I have a problem. My right brain has gone wild, roaring down the tracks like a runaway train. I feel the sparking of neuron activity, igniting day into night, causing little sleep and much creativity. The digital darkroom gives poetic and powerful transformation to my photos, tuning them into fine art. I mount them on Wood panels , painting organic beeswax and resin quickly onto the surface. I see the wax harden before my eye, the kind of transformation that would fascinate me as a child, and realize it still does. I carve into the wax , following the crooked lines of the tree branch, or the gentle curves of a horses mane.
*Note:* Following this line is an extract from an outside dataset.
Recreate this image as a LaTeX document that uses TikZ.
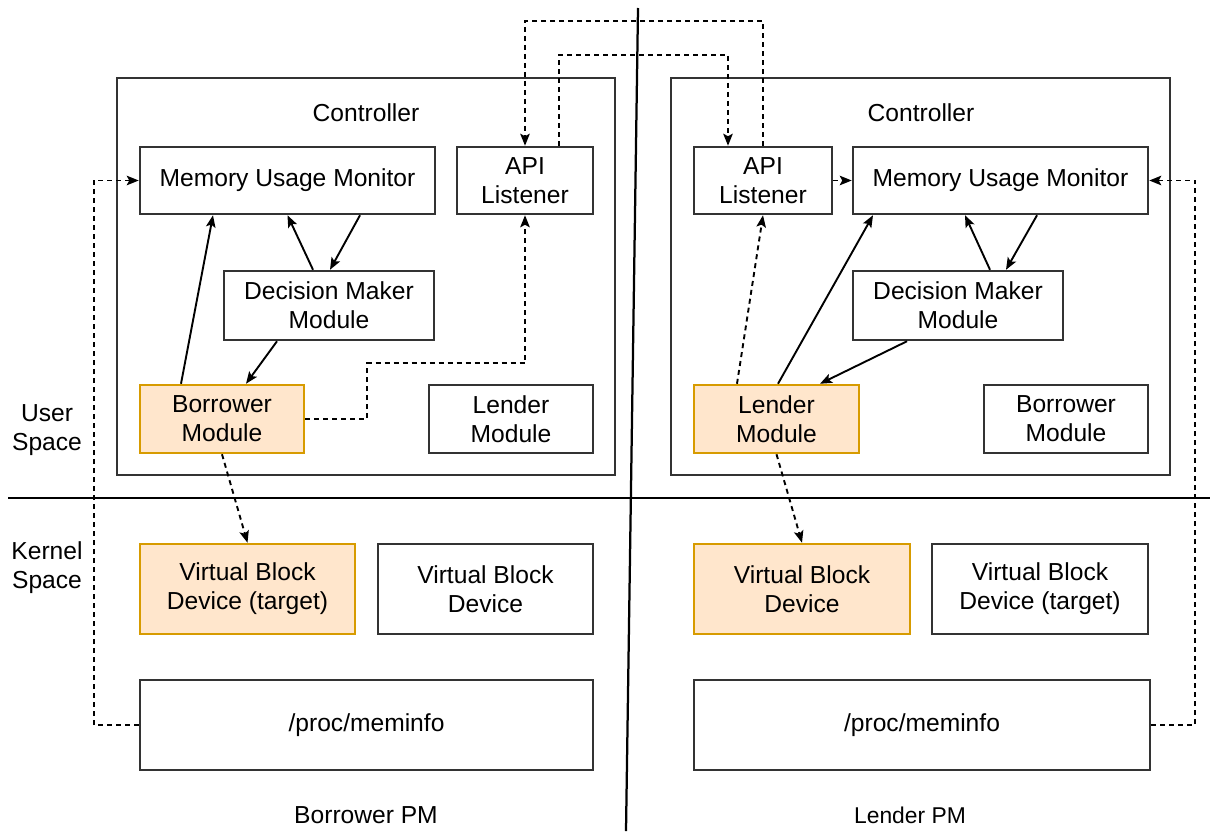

I disappear into the scene before me, feeling, touching living in the textured surface.
Later, my sunspot freckled hands fly across the keyboard of my computer, urging me to dig deep into the well of my emotions and paint in the form of words, write now... Kathy, write now...
I engage in dialogue with myself ; don't forget to breathe, make some space... Dig your toes deep into the sacred ground. I am singing aloud my favorite chant Adi Shakti with my heart, as I am working in the studio. The art goddesses and gods are beckoning me to come play with them 24/7. Everywhere I look there is an image to be captured , a panel to coat with wax, a story whose tale needs telling.
This is the best problem I have ever had, blessings beyond measure. I bow at the feet of creation. I am an Artist.